WHAT NEEDS TO BE DONE.
Write out the material again exactly, please, and omit the pictures.

* Start SOURCE EXCERPT *

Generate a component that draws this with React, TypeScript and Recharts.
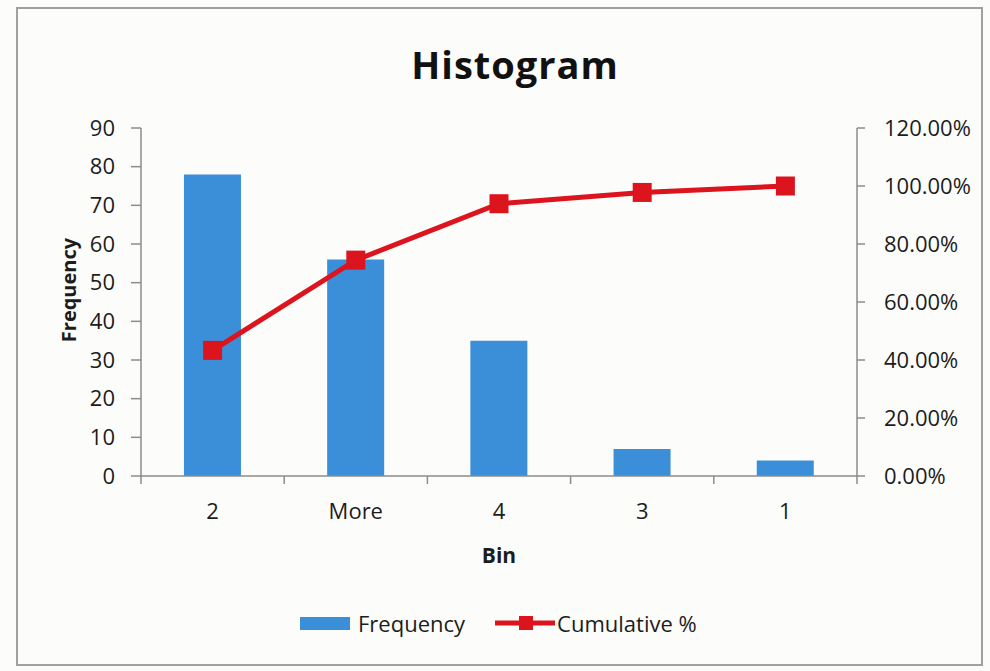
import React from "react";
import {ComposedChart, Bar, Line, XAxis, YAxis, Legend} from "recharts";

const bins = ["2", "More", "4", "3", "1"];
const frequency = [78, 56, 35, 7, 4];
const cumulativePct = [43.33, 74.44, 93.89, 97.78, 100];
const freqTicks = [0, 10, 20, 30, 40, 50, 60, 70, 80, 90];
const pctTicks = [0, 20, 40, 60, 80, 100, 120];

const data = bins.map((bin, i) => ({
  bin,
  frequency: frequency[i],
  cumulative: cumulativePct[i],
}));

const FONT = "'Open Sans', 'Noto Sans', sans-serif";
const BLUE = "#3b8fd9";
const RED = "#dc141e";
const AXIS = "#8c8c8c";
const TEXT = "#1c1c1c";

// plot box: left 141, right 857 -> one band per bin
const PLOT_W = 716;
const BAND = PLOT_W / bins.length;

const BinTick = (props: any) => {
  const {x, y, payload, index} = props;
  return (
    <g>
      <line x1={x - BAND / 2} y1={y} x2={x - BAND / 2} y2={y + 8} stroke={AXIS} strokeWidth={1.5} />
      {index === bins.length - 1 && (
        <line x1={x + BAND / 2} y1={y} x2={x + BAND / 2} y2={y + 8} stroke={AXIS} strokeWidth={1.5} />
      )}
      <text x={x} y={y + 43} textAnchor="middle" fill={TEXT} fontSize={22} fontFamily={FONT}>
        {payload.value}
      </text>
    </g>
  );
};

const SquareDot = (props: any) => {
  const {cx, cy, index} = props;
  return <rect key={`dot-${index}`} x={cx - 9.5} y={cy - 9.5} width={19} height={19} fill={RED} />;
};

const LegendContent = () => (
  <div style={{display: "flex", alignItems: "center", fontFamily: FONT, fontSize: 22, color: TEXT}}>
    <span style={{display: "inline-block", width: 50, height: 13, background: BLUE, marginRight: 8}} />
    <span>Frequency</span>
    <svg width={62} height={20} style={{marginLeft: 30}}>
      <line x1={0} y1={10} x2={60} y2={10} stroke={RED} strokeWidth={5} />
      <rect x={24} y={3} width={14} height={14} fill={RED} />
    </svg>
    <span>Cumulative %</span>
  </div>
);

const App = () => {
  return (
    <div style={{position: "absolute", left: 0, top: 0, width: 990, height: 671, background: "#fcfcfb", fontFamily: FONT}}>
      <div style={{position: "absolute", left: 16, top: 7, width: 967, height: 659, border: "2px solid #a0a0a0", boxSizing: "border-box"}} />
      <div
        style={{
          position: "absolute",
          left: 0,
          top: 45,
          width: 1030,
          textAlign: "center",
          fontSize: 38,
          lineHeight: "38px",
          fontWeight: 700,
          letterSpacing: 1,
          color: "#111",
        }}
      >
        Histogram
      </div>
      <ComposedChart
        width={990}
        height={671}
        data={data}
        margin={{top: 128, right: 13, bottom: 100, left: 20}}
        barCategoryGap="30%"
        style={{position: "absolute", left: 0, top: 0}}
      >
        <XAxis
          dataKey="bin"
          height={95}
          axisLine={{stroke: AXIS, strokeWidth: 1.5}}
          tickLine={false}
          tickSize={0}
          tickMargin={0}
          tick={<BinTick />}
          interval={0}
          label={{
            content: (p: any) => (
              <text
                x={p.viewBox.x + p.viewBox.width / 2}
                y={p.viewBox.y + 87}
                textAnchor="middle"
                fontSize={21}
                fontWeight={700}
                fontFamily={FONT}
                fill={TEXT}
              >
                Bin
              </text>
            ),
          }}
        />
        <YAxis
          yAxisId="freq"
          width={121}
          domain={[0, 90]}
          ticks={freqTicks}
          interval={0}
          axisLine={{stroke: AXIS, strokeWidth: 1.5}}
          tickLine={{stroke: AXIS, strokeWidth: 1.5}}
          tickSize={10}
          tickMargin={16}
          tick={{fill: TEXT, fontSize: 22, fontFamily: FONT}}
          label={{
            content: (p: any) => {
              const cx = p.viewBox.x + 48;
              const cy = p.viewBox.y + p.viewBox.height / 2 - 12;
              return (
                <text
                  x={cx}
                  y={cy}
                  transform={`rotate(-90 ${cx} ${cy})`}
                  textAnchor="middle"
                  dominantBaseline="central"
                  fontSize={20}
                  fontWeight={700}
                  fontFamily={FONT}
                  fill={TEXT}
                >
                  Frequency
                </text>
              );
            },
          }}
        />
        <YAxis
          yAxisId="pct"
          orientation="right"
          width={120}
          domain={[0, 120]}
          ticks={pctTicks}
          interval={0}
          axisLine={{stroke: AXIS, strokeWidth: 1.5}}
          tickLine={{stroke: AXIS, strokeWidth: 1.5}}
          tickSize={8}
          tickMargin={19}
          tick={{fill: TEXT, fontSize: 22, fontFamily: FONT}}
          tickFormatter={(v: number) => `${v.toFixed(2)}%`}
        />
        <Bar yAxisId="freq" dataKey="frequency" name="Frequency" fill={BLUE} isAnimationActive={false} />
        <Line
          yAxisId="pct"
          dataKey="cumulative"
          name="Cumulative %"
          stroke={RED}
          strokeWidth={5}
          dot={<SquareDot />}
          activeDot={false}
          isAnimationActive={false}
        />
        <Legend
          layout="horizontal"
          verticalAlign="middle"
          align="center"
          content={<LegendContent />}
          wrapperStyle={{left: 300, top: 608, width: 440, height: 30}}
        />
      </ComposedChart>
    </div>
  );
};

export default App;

* End SOURCE EXCERPT *

SOLUTION.
Generate a component that draws this with React, TypeScript and Recharts.
import React from "react";
import {ComposedChart, Bar, Line, XAxis, YAxis, Legend} from "recharts";

const bins = ["2", "More", "4", "3", "1"];
const frequency = [78, 56, 35, 7, 4];
const cumulativePct = [43.33, 74.44, 93.89, 97.78, 100];
const freqTicks = [0, 10, 20, 30, 40, 50, 60, 70, 80, 90];
const pctTicks = [0, 20, 40, 60, 80, 100, 120];

const data = bins.map((bin, i) => ({
  bin,
  frequency: frequency[i],
  cumulative: cumulativePct[i],
}));

const FONT = "'Open Sans', 'Noto Sans', sans-serif";
const BLUE = "#3b8fd9";
const RED = "#dc141e";
const AXIS = "#8c8c8c";
const TEXT = "#1c1c1c";

// plot box: left 141, right 857 -> one band per bin
const PLOT_W = 716;
const BAND = PLOT_W / bins.length;

const BinTick = (props: any) => {
  const {x, y, payload, index} = props;
  return (
    <g>
      <line x1={x - BAND / 2} y1={y} x2={x - BAND / 2} y2={y + 8} stroke={AXIS} strokeWidth={1.5} />
      {index === bins.length - 1 && (
        <line x1={x + BAND / 2} y1={y} x2={x + BAND / 2} y2={y + 8} stroke={AXIS} strokeWidth={1.5} />
      )}
      <text x={x} y={y + 43} textAnchor="middle" fill={TEXT} fontSize={22} fontFamily={FONT}>
        {payload.value}
      </text>
    </g>
  );
};

const SquareDot = (props: any) => {
  const {cx, cy, index} = props;
  return <rect key={`dot-${index}`} x={cx - 9.5} y={cy - 9.5} width={19} height={19} fill={RED} />;
};

const LegendContent = () => (
  <div style={{display: "flex", alignItems: "center", fontFamily: FONT, fontSize: 22, color: TEXT}}>
    <span style={{display: "inline-block", width: 50, height: 13, background: BLUE, marginRight: 8}} />
    <span>Frequency</span>
    <svg width={62} height={20} style={{marginLeft: 30}}>
      <line x1={0} y1={10} x2={60} y2={10} stroke={RED} strokeWidth={5} />
      <rect x={24} y={3} width={14} height={14} fill={RED} />
    </svg>
    <span>Cumulative %</span>
  </div>
);

const App = () => {
  return (
    <div style={{position: "absolute", left: 0, top: 0, width: 990, height: 671, background: "#fcfcfb", fontFamily: FONT}}>
      <div style={{position: "absolute", left: 16, top: 7, width: 967, height: 659, border: "2px solid #a0a0a0", boxSizing: "border-box"}} />
      <div
        style={{
          position: "absolute",
          left: 0,
          top: 45,
          width: 1030,
          textAlign: "center",
          fontSize: 38,
          lineHeight: "38px",
          fontWeight: 700,
          letterSpacing: 1,
          color: "#111",
        }}
      >
        Histogram
      </div>
      <ComposedChart
        width={990}
        height={671}
        data={data}
        margin={{top: 128, right: 13, bottom: 100, left: 20}}
        barCategoryGap="30%"
        style={{position: "absolute", left: 0, top: 0}}
      >
        <XAxis
          dataKey="bin"
          height={95}
          axisLine={{stroke: AXIS, strokeWidth: 1.5}}
          tickLine={false}
          tickSize={0}
          tickMargin={0}
          tick={<BinTick />}
          interval={0}
          label={{
            content: (p: any) => (
              <text
                x={p.viewBox.x + p.viewBox.width / 2}
                y={p.viewBox.y + 87}
                textAnchor="middle"
                fontSize={21}
                fontWeight={700}
                fontFamily={FONT}
                fill={TEXT}
              >
                Bin
              </text>
            ),
          }}
        />
        <YAxis
          yAxisId="freq"
          width={121}
          domain={[0, 90]}
          ticks={freqTicks}
          interval={0}
          axisLine={{stroke: AXIS, strokeWidth: 1.5}}
          tickLine={{stroke: AXIS, strokeWidth: 1.5}}
          tickSize={10}
          tickMargin={16}
          tick={{fill: TEXT, fontSize: 22, fontFamily: FONT}}
          label={{
            content: (p: any) => {
              const cx = p.viewBox.x + 48;
              const cy = p.viewBox.y + p.viewBox.height / 2 - 12;
              return (
                <text
                  x={cx}
                  y={cy}
                  transform={`rotate(-90 ${cx} ${cy})`}
                  textAnchor="middle"
                  dominantBaseline="central"
                  fontSize={20}
                  fontWeight={700}
                  fontFamily={FONT}
                  fill={TEXT}
                >
                  Frequency
                </text>
              );
            },
          }}
        />
        <YAxis
          yAxisId="pct"
          orientation="right"
          width={120}
          domain={[0, 120]}
          ticks={pctTicks}
          interval={0}
          axisLine={{stroke: AXIS, strokeWidth: 1.5}}
          tickLine={{stroke: AXIS, strokeWidth: 1.5}}
          tickSize={8}
          tickMargin={19}
          tick={{fill: TEXT, fontSize: 22, fontFamily: FONT}}
          tickFormatter={(v: number) => `${v.toFixed(2)}%`}
        />
        <Bar yAxisId="freq" dataKey="frequency" name="Frequency" fill={BLUE} isAnimationActive={false} />
        <Line
          yAxisId="pct"
          dataKey="cumulative"
          name="Cumulative %"
          stroke={RED}
          strokeWidth={5}
          dot={<SquareDot />}
          activeDot={false}
          isAnimationActive={false}
        />
        <Legend
          layout="horizontal"
          verticalAlign="middle"
          align="center"
          content={<LegendContent />}
          wrapperStyle={{left: 300, top: 608, width: 440, height: 30}}
        />
      </ComposedChart>
    </div>
  );
};

export default App;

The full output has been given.